● **What to do**
Quote every line below exactly and skip any picture.

● **Material provided**
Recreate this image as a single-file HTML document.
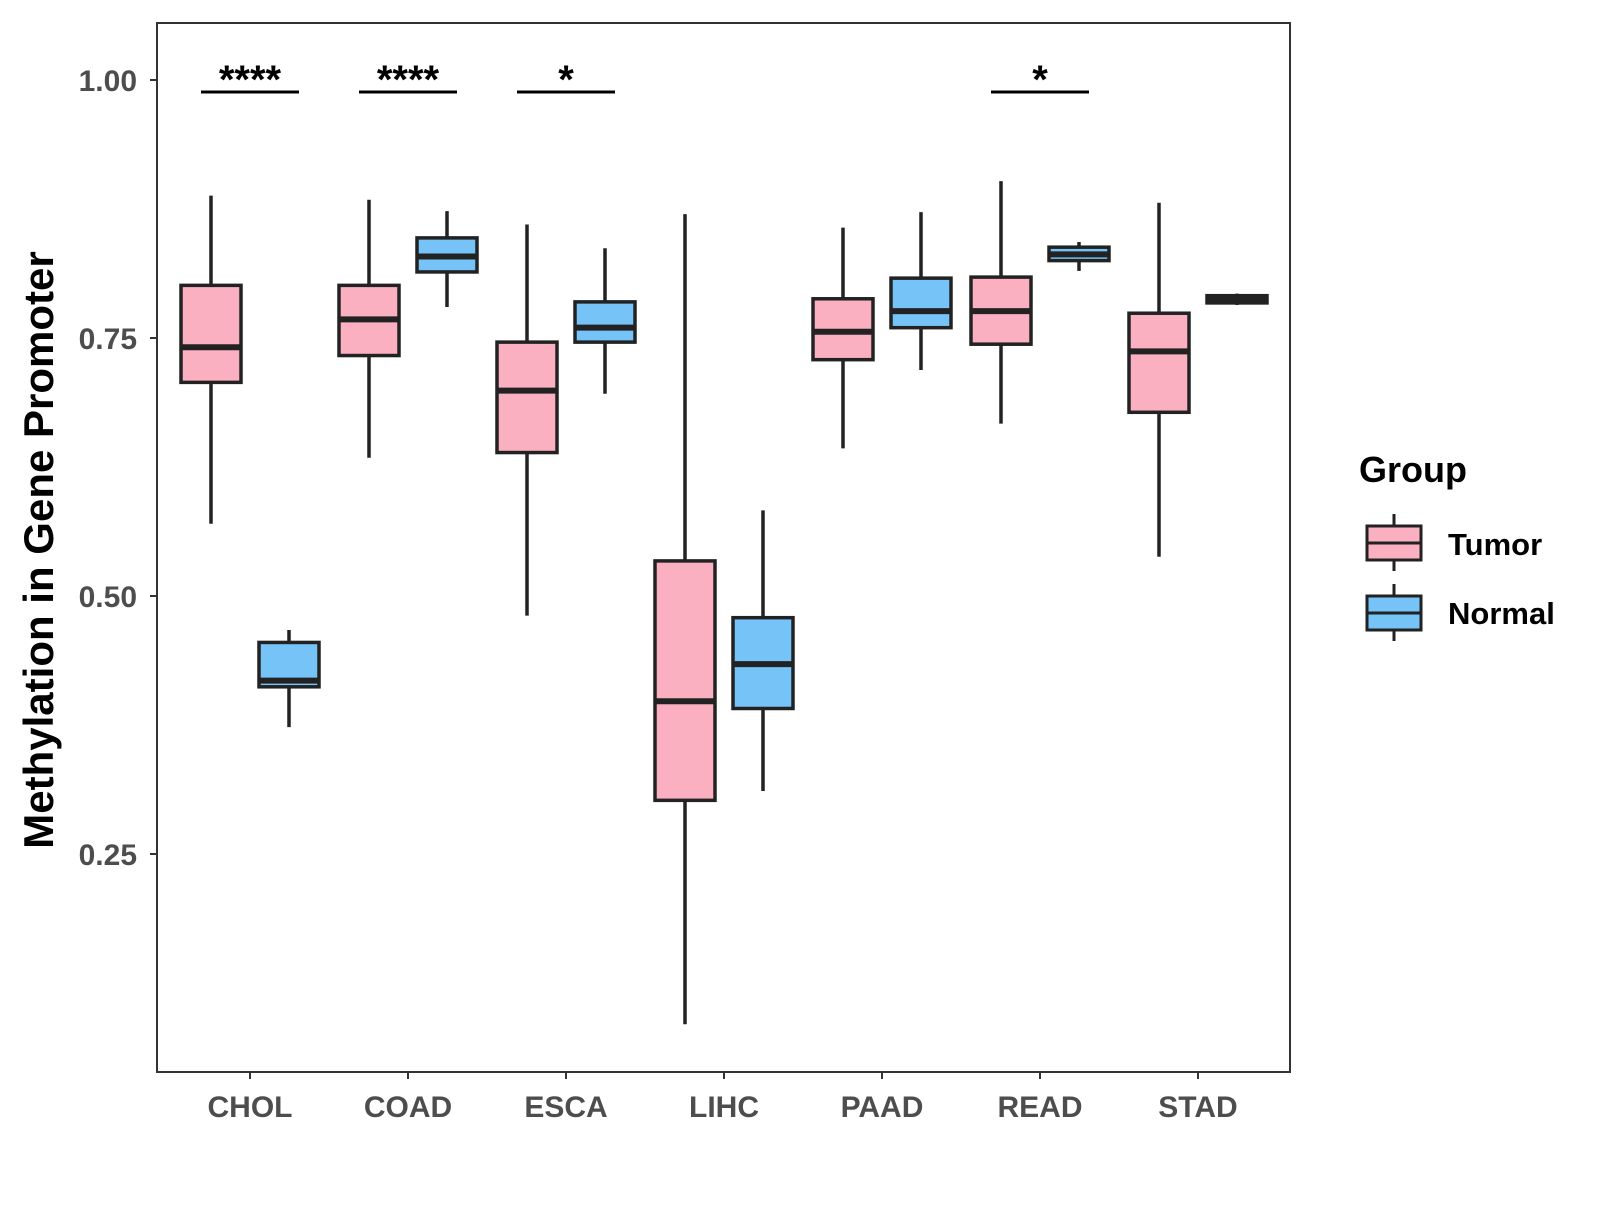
<!DOCTYPE html>
<html><head><meta charset="utf-8"><style>
body{margin:0;background:#fff}
svg text{font-family:"Liberation Sans",Arial,sans-serif;font-weight:bold}
</style></head><body>
<svg id="chart" width="1600" height="1200" xmlns="http://www.w3.org/2000/svg">
<rect x="0" y="0" width="1600" height="1200" fill="#fff"/>
<g id="plot"></g>
<rect x="157" y="23" width="1133" height="1049" fill="none" stroke="#333" stroke-width="2"/>
<text transform="translate(53,550) rotate(-90)" text-anchor="middle" font-size="42" fill="#000">Methylation in Gene Promoter</text>
<text x="1359" y="482" font-size="36" fill="#000">Group</text>
<g>
<line x1="1394" y1="514" x2="1394" y2="571" stroke="#222" stroke-width="3"/>
<rect x="1367" y="526" width="54" height="34" fill="#fbb0c1" stroke="#222" stroke-width="3"/>
<line x1="1367" y1="543" x2="1421" y2="543" stroke="#222" stroke-width="3"/>
<text x="1448" y="555" font-size="31" fill="#000">Tumor</text></g>
<g>
<line x1="1394" y1="584" x2="1394" y2="641" stroke="#222" stroke-width="3"/>
<rect x="1367" y="596" width="54" height="34" fill="#76c3f7" stroke="#222" stroke-width="3"/>
<line x1="1367" y1="613" x2="1421" y2="613" stroke="#222" stroke-width="3"/>
<text x="1448" y="624" font-size="31" fill="#000">Normal</text></g>
</svg>
<script>
const categories=["CHOL","COAD","ESCA","LIHC","PAAD","READ","STAD"];
// [min,q1,median,q3,max]
const tumorStats=[[0.570,0.707,0.741,0.801,0.888],[0.634,0.733,0.768,0.801,0.884],[0.481,0.639,0.699,0.746,0.860],[0.085,0.302,0.398,0.534,0.870],[0.643,0.729,0.756,0.788,0.857],[0.667,0.744,0.776,0.809,0.902],[0.538,0.678,0.737,0.774,0.881]];
const normalStats=[[0.373,0.412,0.418,0.455,0.467],[0.780,0.814,0.829,0.847,0.873],[0.696,0.746,0.760,0.785,0.837],[0.311,0.391,0.434,0.479,0.583],[0.719,0.760,0.776,0.808,0.872],[0.815,0.825,0.831,0.838,0.843],[0.782,0.784,0.788,0.791,0.793]];
const yTicks=[0.25,0.50,0.75,1.00];
const yTickLabels=["0.25","0.50","0.75","1.00"];
const sigLabels=["****","****","*","","","*",""];
const NS="http://www.w3.org/2000/svg";
const g=document.getElementById('plot');
const yS=v=>80+(1-v)*1032;
const xS=i=>250+i*158;
function mk(tag,attrs,parent){const e=document.createElementNS(NS,tag);for(const k in attrs)e.setAttribute(k,attrs[k]);(parent||g).appendChild(e);return e;}
yTicks.forEach((t,i)=>{
  const l=mk('line',{x1:150,x2:157,y1:yS(t),y2:yS(t),stroke:'#333','stroke-width':2});
  
  
  const tx=mk('text',{x:137,y:yS(t)+11,'text-anchor':'end','font-size':30,fill:'#4d4d4d'});
  tx.textContent=yTickLabels[i];
  
  
});
categories.forEach((c,i)=>{
  const l=mk('line',{x1:xS(i),x2:xS(i),y1:1072,y2:1079,stroke:'#333','stroke-width':2});
  
  
  const tx=mk('text',{x:xS(i),y:1117,'text-anchor':'middle','font-size':30,fill:'#4d4d4d'});
  tx.textContent=c;
  
  
});
function box(i,s,off,fill,name){
  const cx=xS(i)+off, hw=30;
  const grp=mk('g',{});
  
  
  mk('line',{x1:cx,x2:cx,y1:yS(s[4]),y2:yS(s[0]),stroke:'#222','stroke-width':3.5},grp);
  mk('rect',{x:cx-hw,y:yS(s[3]),width:2*hw,height:Math.max(yS(s[1])-yS(s[3]),1),fill:fill,stroke:'#222','stroke-width':3.5},grp);
  mk('line',{x1:cx-hw,x2:cx+hw,y1:yS(s[2]),y2:yS(s[2]),stroke:'#222','stroke-width':6},grp);
}
categories.forEach((c,i)=>{
  box(i,tumorStats[i],-39,'#fbb0c1','box-tumor-'+c.toLowerCase());
  box(i,normalStats[i],39,'#76c3f7','box-normal-'+c.toLowerCase());
  if(sigLabels[i]){
    const l=mk('line',{x1:xS(i)-49,x2:xS(i)+49,y1:92,y2:92,stroke:'#000','stroke-width':3});
    
    
    const tx=mk('text',{x:xS(i),y:93,'text-anchor':'middle','font-size':40,fill:'#000'});
    tx.textContent=sigLabels[i];
    
    
  }
});
</script>
</body></html>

● **Response to the exercise**
Recreate this image as a single-file HTML document.
<!DOCTYPE html>
<html><head><meta charset="utf-8"><style>
body{margin:0;background:#fff}
svg text{font-family:"Liberation Sans",Arial,sans-serif;font-weight:bold}
</style></head><body>
<svg id="chart" width="1600" height="1200" xmlns="http://www.w3.org/2000/svg">
<rect x="0" y="0" width="1600" height="1200" fill="#fff"/>
<g id="plot"></g>
<rect x="157" y="23" width="1133" height="1049" fill="none" stroke="#333" stroke-width="2"/>
<text transform="translate(53,550) rotate(-90)" text-anchor="middle" font-size="42" fill="#000">Methylation in Gene Promoter</text>
<text x="1359" y="482" font-size="36" fill="#000">Group</text>
<g>
<line x1="1394" y1="514" x2="1394" y2="571" stroke="#222" stroke-width="3"/>
<rect x="1367" y="526" width="54" height="34" fill="#fbb0c1" stroke="#222" stroke-width="3"/>
<line x1="1367" y1="543" x2="1421" y2="543" stroke="#222" stroke-width="3"/>
<text x="1448" y="555" font-size="31" fill="#000">Tumor</text></g>
<g>
<line x1="1394" y1="584" x2="1394" y2="641" stroke="#222" stroke-width="3"/>
<rect x="1367" y="596" width="54" height="34" fill="#76c3f7" stroke="#222" stroke-width="3"/>
<line x1="1367" y1="613" x2="1421" y2="613" stroke="#222" stroke-width="3"/>
<text x="1448" y="624" font-size="31" fill="#000">Normal</text></g>
</svg>
<script>
const categories=["CHOL","COAD","ESCA","LIHC","PAAD","READ","STAD"];
// [min,q1,median,q3,max]
const tumorStats=[[0.570,0.707,0.741,0.801,0.888],[0.634,0.733,0.768,0.801,0.884],[0.481,0.639,0.699,0.746,0.860],[0.085,0.302,0.398,0.534,0.870],[0.643,0.729,0.756,0.788,0.857],[0.667,0.744,0.776,0.809,0.902],[0.538,0.678,0.737,0.774,0.881]];
const normalStats=[[0.373,0.412,0.418,0.455,0.467],[0.780,0.814,0.829,0.847,0.873],[0.696,0.746,0.760,0.785,0.837],[0.311,0.391,0.434,0.479,0.583],[0.719,0.760,0.776,0.808,0.872],[0.815,0.825,0.831,0.838,0.843],[0.782,0.784,0.788,0.791,0.793]];
const yTicks=[0.25,0.50,0.75,1.00];
const yTickLabels=["0.25","0.50","0.75","1.00"];
const sigLabels=["****","****","*","","","*",""];
const NS="http://www.w3.org/2000/svg";
const g=document.getElementById('plot');
const yS=v=>80+(1-v)*1032;
const xS=i=>250+i*158;
function mk(tag,attrs,parent){const e=document.createElementNS(NS,tag);for(const k in attrs)e.setAttribute(k,attrs[k]);(parent||g).appendChild(e);return e;}
yTicks.forEach((t,i)=>{
  const l=mk('line',{x1:150,x2:157,y1:yS(t),y2:yS(t),stroke:'#333','stroke-width':2});
  
  
  const tx=mk('text',{x:137,y:yS(t)+11,'text-anchor':'end','font-size':30,fill:'#4d4d4d'});
  tx.textContent=yTickLabels[i];
  
  
});
categories.forEach((c,i)=>{
  const l=mk('line',{x1:xS(i),x2:xS(i),y1:1072,y2:1079,stroke:'#333','stroke-width':2});
  
  
  const tx=mk('text',{x:xS(i),y:1117,'text-anchor':'middle','font-size':30,fill:'#4d4d4d'});
  tx.textContent=c;
  
  
});
function box(i,s,off,fill,name){
  const cx=xS(i)+off, hw=30;
  const grp=mk('g',{});
  
  
  mk('line',{x1:cx,x2:cx,y1:yS(s[4]),y2:yS(s[0]),stroke:'#222','stroke-width':3.5},grp);
  mk('rect',{x:cx-hw,y:yS(s[3]),width:2*hw,height:Math.max(yS(s[1])-yS(s[3]),1),fill:fill,stroke:'#222','stroke-width':3.5},grp);
  mk('line',{x1:cx-hw,x2:cx+hw,y1:yS(s[2]),y2:yS(s[2]),stroke:'#222','stroke-width':6},grp);
}
categories.forEach((c,i)=>{
  box(i,tumorStats[i],-39,'#fbb0c1','box-tumor-'+c.toLowerCase());
  box(i,normalStats[i],39,'#76c3f7','box-normal-'+c.toLowerCase());
  if(sigLabels[i]){
    const l=mk('line',{x1:xS(i)-49,x2:xS(i)+49,y1:92,y2:92,stroke:'#000','stroke-width':3});
    
    
    const tx=mk('text',{x:xS(i),y:93,'text-anchor':'middle','font-size':40,fill:'#000'});
    tx.textContent=sigLabels[i];
    
    
  }
});
</script>
</body></html>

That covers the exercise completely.